Washington Post Exposes. Indian Media Ignores. LIC Denies — But Doesn’t Deny Enough.
When the Washington Post published its investigation claiming that the life insurance corporation of india (LIC) had poured nearly ₹30,000 crores into adani Group to “stabilize” the conglomerate during its meltdown, one might have expected India’s newsrooms to erupt.
They didn’t.
No major indian outlet dared to touch the story. Not one primetime debate, not one banner headline.
Instead, within hours, the same media houses scrambled to amplify LIC’s carefully worded denial — a statement that looked like a clarification, but read more like a riddle.
🏦 “We Didn’t Save Adani” — But Did We Invest?
LIC’s official response didn’t deny the core claim — that it invested heavily in adani firms. It only rejected the narrative that it was instructed to do so or that a special paper existed directing the move.
The insurer’s exact line:
“No such paper, as alleged, exists. All investment decisions are taken after thorough due diligence, and no official directed the corporation to invest in any group.”
Sounds clean — until you notice what’s missing.
There’s no mention of how much money was actually invested, when, or why that timing coincides with Adani’s stock collapse.
💰 The Numbers Tell a Louder Story
According to publicly available data, LIC invested around $570 million (₹4,700 crore) in Adani Ports this year alone.
That’s just one company.
The insurer’s total exposure to the adani Group reportedly stands at around ₹30,000 crore, less than 2% of Adani’s total debt — yet still a staggering amount of public funds.

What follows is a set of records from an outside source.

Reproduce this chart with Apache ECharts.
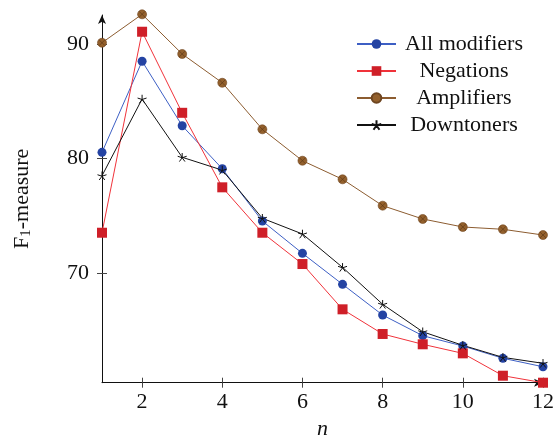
<!DOCTYPE html>
<html>
<head>
<meta charset="utf-8">
<script src="https://cdn.jsdelivr.net/npm/echarts@6/dist/echarts.min.js"></script>
<style>
  html, body { margin: 0; padding: 0; background: #fff; }
  #chart { width: 559px; height: 436px; }
</style>
</head>
<body>
<div id="chart"></div>
<script>
// x values (n)
let nValues = [1, 2, 3, 4, 5, 6, 7, 8, 9, 10, 11, 12];
let xTicks = [2, 4, 6, 8, 10, 12];
let yTicks = [70, 80, 90];

// F1-measure per series
let allModifiers = [80.55, 88.5, 82.87, 79.12, 74.56, 71.74, 69.04, 66.36, 64.56, 63.66, 62.59, 61.85];
let negations    = [73.54, 91.07, 84.0, 77.5, 73.54, 70.81, 66.86, 64.71, 63.81, 63.02, 61.07, 60.46];
let amplifiers   = [90.11, 92.59, 89.13, 86.62, 82.56, 79.82, 78.2, 75.9, 74.74, 74.04, 73.84, 73.34];
let downtoners   = [78.51, 85.2, 80.12, 79.0, 74.8, 73.43, 70.52, 67.3, 64.9, 63.72, 62.67, 62.15];

let seriesNames = ['All modifiers', 'Negations', 'Amplifiers', 'Downtoners'];

const FONT = 'Liberation Serif';
const FS = 22;
const starPath = 'path://M5,5L5,0M5,5L0.245,3.455M5,5L2.061,9.045M5,5L7.939,9.045M5,5L9.755,3.455';
const crossPath = 'path://M0,0L10,10M10,0L0,10';

function pairs(vals) {
  return vals.map((v, i) => [nValues[i], v]);
}

let myChart = echarts.init(document.getElementById('chart'));

let tickStyle = { color: '#444', width: 1 };

myChart.setOption({
  animation: false,
  textStyle: { fontFamily: FONT, color: '#111' },
  grid: { left: 102, right: 16, top: 15, bottom: 53.3, outerBoundsMode: 'none' },
  legend: {
    data: seriesNames,
    orient: 'vertical',
    left: 351,
    top: 28,
    itemWidth: 39,
    itemHeight: 12,
    itemGap: 5,
    textStyle: {
      fontFamily: FONT, fontSize: FS, color: '#111', lineHeight: 22,
      rich: { c: { width: 126, align: 'center', fontFamily: FONT, fontSize: FS, lineHeight: 22 } }
    },
    formatter: function (name) { return '{c|' + name + '}'; }
  },
  xAxis: [{
    type: 'value', min: 1, max: 12, position: 'bottom',
    name: 'n', nameLocation: 'middle', nameGap: 35,
    nameTextStyle: { fontFamily: FONT, fontSize: FS, fontStyle: 'italic', color: '#111' },
    axisLine: { onZero: false, lineStyle: { color: '#111', width: 1 }, symbol: ['none', 'arrow'], symbolSize: [6, 9] },
    axisTick: { show: true, length: 5, lineStyle: tickStyle, customValues: xTicks },
    axisLabel: { fontFamily: FONT, fontSize: FS, color: '#111', margin: 9, customValues: xTicks },
    splitLine: { show: false }
  }, {
    type: 'value', min: 1, max: 12, position: 'bottom', offset: 0,
    axisLine: { show: false, onZero: false },
    axisTick: { show: true, inside: true, length: 5, lineStyle: tickStyle, customValues: xTicks },
    axisLabel: { show: false },
    splitLine: { show: false }
  }],
  yAxis: [{
    type: 'value', min: 60.46, max: 92.53, position: 'left',
    name: 'F{s|1}-measure', nameLocation: 'middle', nameGap: 68, nameRotate: 90,
    nameTextStyle: {
      fontFamily: FONT, fontSize: FS, color: '#111',
      rich: { s: { fontFamily: FONT, fontSize: 15, color: '#111', padding: [8, 0, 0, 0] } }
    },
    axisLine: { onZero: false, lineStyle: { color: '#111', width: 1 }, symbol: ['none', 'arrow'], symbolSize: [6, 9] },
    axisTick: { show: true, length: 5, lineStyle: tickStyle, customValues: yTicks },
    axisLabel: { fontFamily: FONT, fontSize: FS, color: '#111', margin: 13, customValues: yTicks },
    splitLine: { show: false }
  }, {
    type: 'value', min: 60.46, max: 92.53, position: 'left', offset: 0,
    axisLine: { show: false, onZero: false },
    axisTick: { show: true, inside: true, length: 5, lineStyle: tickStyle, customValues: yTicks },
    axisLabel: { show: false },
    splitLine: { show: false }
  }],
  series: [
    {
      name: seriesNames[0], type: 'line', data: pairs(allModifiers), clip: false,
      symbol: 'circle', symbolSize: 9,
      lineStyle: { color: '#3d5fc4', width: 1 },
      itemStyle: { color: '#2443a3' }
    },
    {
      name: seriesNames[1], type: 'line', data: pairs(negations), clip: false,
      symbol: 'rect', symbolSize: 10,
      lineStyle: { color: '#f0323a', width: 1 },
      itemStyle: { color: '#cf1f28' }
    },
    {
      name: seriesNames[2], type: 'line', data: pairs(amplifiers), clip: false,
      symbol: 'circle', symbolSize: 9,
      lineStyle: { color: '#8c5c30', width: 1 },
      itemStyle: { color: '#93602c', borderColor: '#6e4520', borderWidth: 0.6 }
    },
    {
      name: 'amp-cross', type: 'scatter', data: pairs(amplifiers), silent: true, clip: false,
      symbol: crossPath, symbolSize: 6, z: 3,
      itemStyle: { color: 'none', borderColor: '#5a3614', borderWidth: 0.8 }
    },
    {
      name: seriesNames[3], type: 'line', data: pairs(downtoners), clip: false,
      symbol: starPath, symbolSize: 9, symbolKeepAspect: true,
      lineStyle: { color: '#111', width: 1 },
      itemStyle: { color: 'none', borderColor: '#111', borderWidth: 1 }
    }
  ]
});
</script>
</body>
</html>
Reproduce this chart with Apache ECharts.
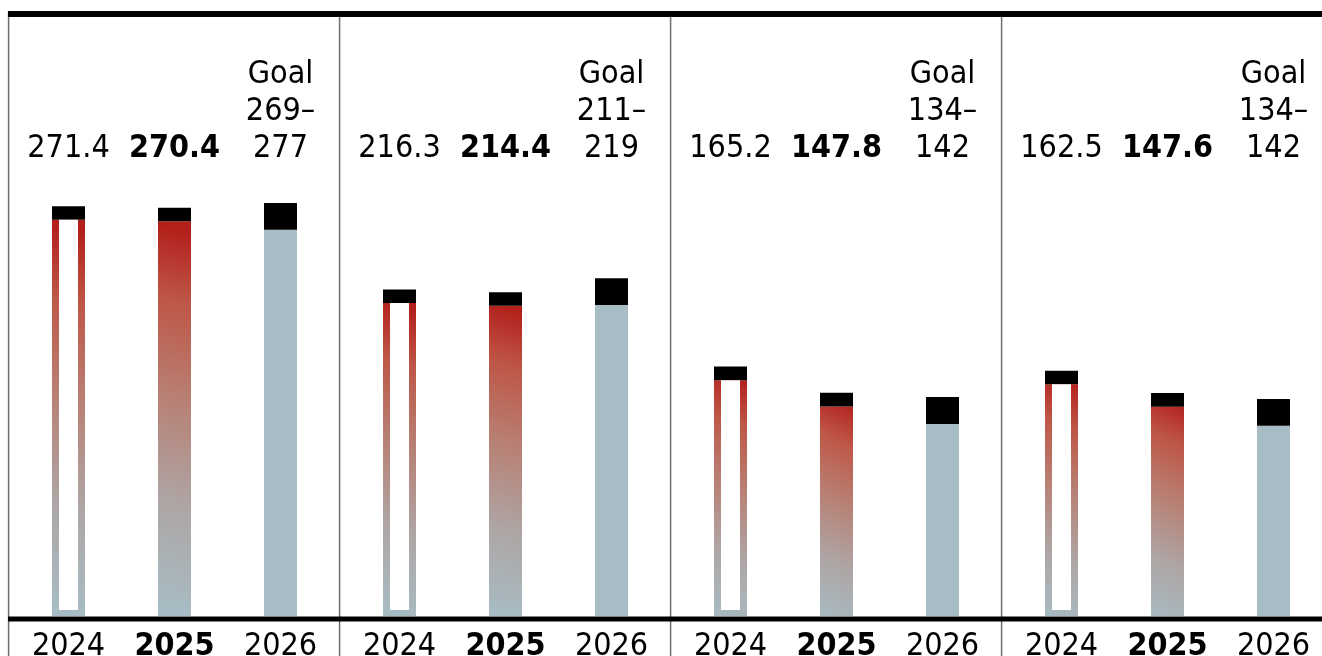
<!DOCTYPE html>
<html>
<head>
<meta charset="utf-8">
<script src="https://cdn.jsdelivr.net/npm/echarts@6/dist/echarts.min.js"></script>
<style>
html,body{margin:0;padding:0;background:#fff;}
#chart{width:1322px;height:656px;}
</style>
</head>
<body>
<div id="chart"></div>
<script>
// ---- data ----
const years = ['2024', '2025', '2026'];
const actual2024 = [271.4, 216.3, 165.2, 162.5];
const actual2025 = [270.4, 214.4, 147.8, 147.6];
const goalLow = [269, 211, 134, 134];
const goalHigh = [277, 219, 142, 142];
// drawn extent of the black goal block
const goalBarBase = [255.8, 206.0, 127.2, 126.0];
const goalBarTop = [273.5, 223.6, 145.0, 143.7];

// ---- styling constants ----
const CAP = 9;          // black cap on the actual bars (value units)
const HOLLOW_FLOOR = 4; // thickness of the hollow bar's bottom edge (value units)
const FONT = "'Liberation Sans Narrow', 'DejaVu Sans Condensed', 'Roboto Condensed', Roboto, sans-serif";
const FS = 32;
const PANEL_W = 331;
const BLUE = '#a7bcc4';

function grad() {
  return {
    type: 'linear', x: -1, y: 1, x2: 2, y2: 0,
    colorStops: [
      {offset: 0.04, color: BLUE},
      {offset: 0.30, color: '#aea5a4'},
      {offset: 0.55, color: '#b88074'},
      {offset: 0.78, color: '#be5747'},
      {offset: 0.95, color: '#b3201c'}
    ]
  };
}

const grid = [], xAxis = [], yAxis = [], series = [];
for (let i = 0; i < 4; i++) {
  grid.push({left: 15.5 + PANEL_W * i, width: 318, top: 12, height: 604, outerBoundsMode: 'none', containLabel: false});
  xAxis.push({
    gridIndex: i, type: 'category', data: years,
    axisLine: {show: false}, axisTick: {show: false},
    axisLabel: {
      interval: 0, margin: 15,
      formatter: v => v === '2025' ? '{b|' + v + '}' : '{n|' + v + '}',
      rich: {
        n: {fontFamily: FONT, fontSize: FS, color: '#000', lineHeight: FS},
        b: {fontFamily: FONT, fontSize: FS, fontWeight: 'bold', color: '#000', lineHeight: FS}
      }
    }
  });
  xAxis.push({gridIndex: i, type: 'category', data: years, show: false});
  yAxis.push({gridIndex: i, type: 'value', min: 0, max: 400, show: false});

  series.push({
    type: 'bar', xAxisIndex: 2 * i, yAxisIndex: i, stack: 'p' + i, barWidth: 33,
    silent: true,
    data: [
      {value: actual2024[i] - CAP, itemStyle: {color: grad()}},
      {value: actual2025[i] - CAP, itemStyle: {color: grad()}},
      {value: goalBarBase[i], itemStyle: {color: BLUE}}
    ]
  });
  series.push({
    type: 'bar', xAxisIndex: 2 * i, yAxisIndex: i, stack: 'p' + i, barWidth: 33,
    silent: true, itemStyle: {color: '#000'},
    data: [CAP, CAP, goalBarTop[i] - goalBarBase[i]]
  });
  // hollow interior of the 2024 bar
  series.push({
    type: 'bar', xAxisIndex: 2 * i + 1, yAxisIndex: i, stack: 'h' + i, barWidth: 19,
    silent: true, itemStyle: {color: 'rgba(0,0,0,0)'},
    data: [HOLLOW_FLOOR, '-', '-']
  });
  series.push({
    type: 'bar', xAxisIndex: 2 * i + 1, yAxisIndex: i, stack: 'h' + i, barWidth: 19,
    silent: true, itemStyle: {color: '#fff'},
    data: [actual2024[i] - CAP - HOLLOW_FLOOR, '-', '-']
  });
}

const chart = echarts.init(document.getElementById('chart'), null, {renderer: 'canvas'});
chart.setOption({
  animation: false,
  backgroundColor: '#fff',
  grid, xAxis, yAxis, series
});

// ---- decoration and value labels ----
const g = [];
g.push({type: 'rect', shape: {x: 8, y: 11, width: 1314, height: 6}, style: {fill: '#000'}, z: 10});
g.push({type: 'rect', shape: {x: 8, y: 616.5, width: 1314, height: 5}, style: {fill: '#000'}, z: 10});
for (let i = 0; i < 4; i++) {
  const x = 8.6 + PANEL_W * i;
  g.push({type: 'line', shape: {x1: x, y1: 11, x2: x, y2: 656}, style: {stroke: '#6f6f6f', lineWidth: 1.5}, z: 9});
}
function txt(text, x, y, bold) {
  return {
    type: 'text', z: 10,
    style: {
      text, x, y, fill: '#000',
      fontFamily: FONT, fontSize: FS, fontWeight: bold ? 'bold' : 'normal',
      align: 'center', verticalAlign: 'middle',
      textAlign: 'center', textVerticalAlign: 'middle'
    }
  };
}
for (let i = 0; i < 4; i++) {
  const xs = years.map(y => chart.convertToPixel({xAxisIndex: 2 * i}, y));
  g.push(txt(actual2024[i].toFixed(1), xs[0], 149, false));
  g.push(txt(actual2025[i].toFixed(1), xs[1], 149, true));
  g.push(txt('Goal', xs[2], 75, false));
  g.push(txt(goalLow[i] + '–', xs[2], 112, false));
  g.push(txt(String(goalHigh[i]), xs[2], 149, false));
}
chart.setOption({graphic: g});
</script>
</body>
</html>
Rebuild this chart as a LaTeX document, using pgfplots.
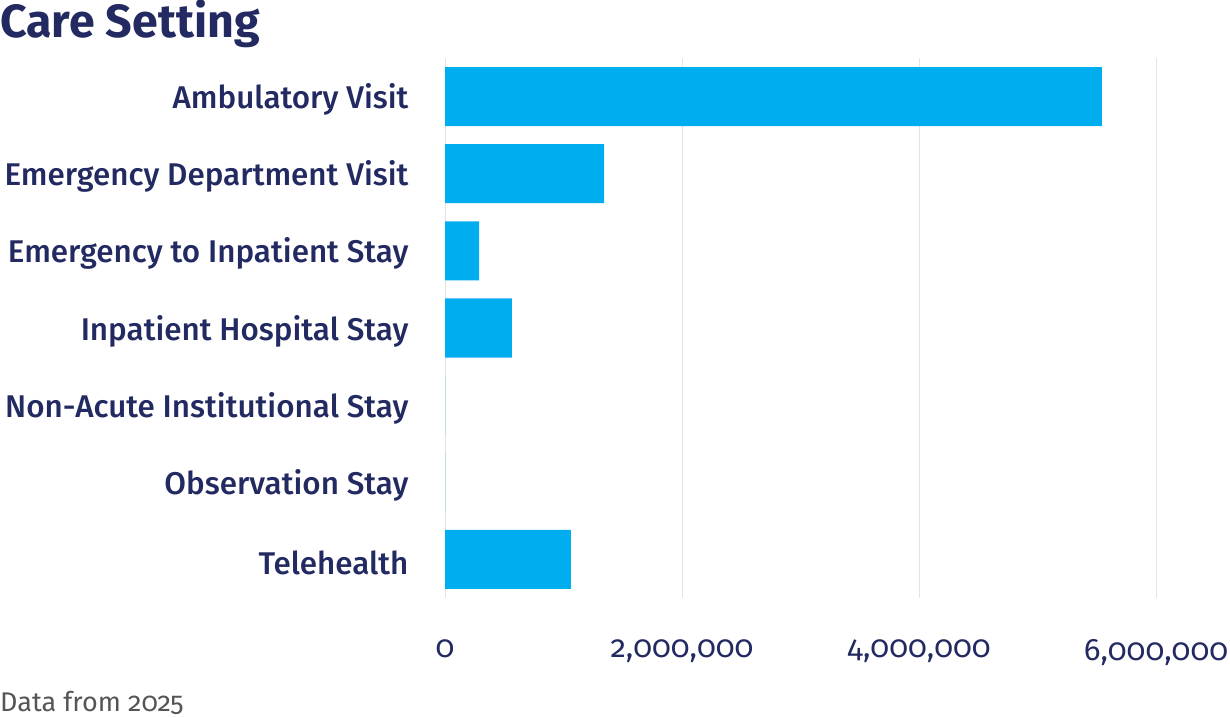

In other words, the average Indian’s insurance premiums — money meant to secure their families — were deployed to stabilize a corporate empire mired in global scrutiny.
🧠 “Due Diligence” or Damage Control?
lic claims every investment decision follows due diligence. But when a company’s market cap plummets by billions following a global report alleging stock manipulation, can any fresh investment in it be considered “due diligence”?
Critics argue that such timing betrays intent — not necessarily malice, but data-alignment. When adani stocks were burning, LIC’s money quietly arrived. When questions rose, LIC’s words quietly soothed.
🏛️ Autonomy or Alignment?
LIC’s board features both government-nominated and independent directors, but its autonomy is more myth than fact.
As a state-owned entity, lic ultimately reports to the Department of Financial Services, which functions under the Finance Ministry.
So while no “official” may have explicitly ordered lic to bail out adani, the ecosystem of pressure, influence, and data-alignment within government-linked institutions often needs no written memo.
📺 Media’s Curious Blind Spot
The Washington Post story — an explosive revelation by any standard — found no mention in indian mainstream media.
Yet within hours of LIC’s clarification, agencies like ANI, PTI, and several business outlets published the denial almost verbatim.
Why this selective enthusiasm?
Because for much of India’s corporate media, the business of journalism is now the journalism of business. When advertisers and investors overlap with power, silence becomes the most profitable beat.
🧨 The ₹30,000 Crore Question
LIC’s statement leaves the central question untouched:
How much public money went into adani firms, and why?
If it were a strategic investment, where’s the public transparency?
If it were routine portfolio management, why the unusual timing?
If it was neither, why the national silence?
⚡ Final Word: Truth Between the Lines
lic didn’t say it didn’t invest. It just said nobody told it to.
That’s not denial — that’s diplomacy.
And when diplomacy replaces disclosure, the public deserves to ask:
Is India’s largest insurer acting as a financial institution, or a political instrument?
Because in the end, it’s not just LIC’s money. It’s yours.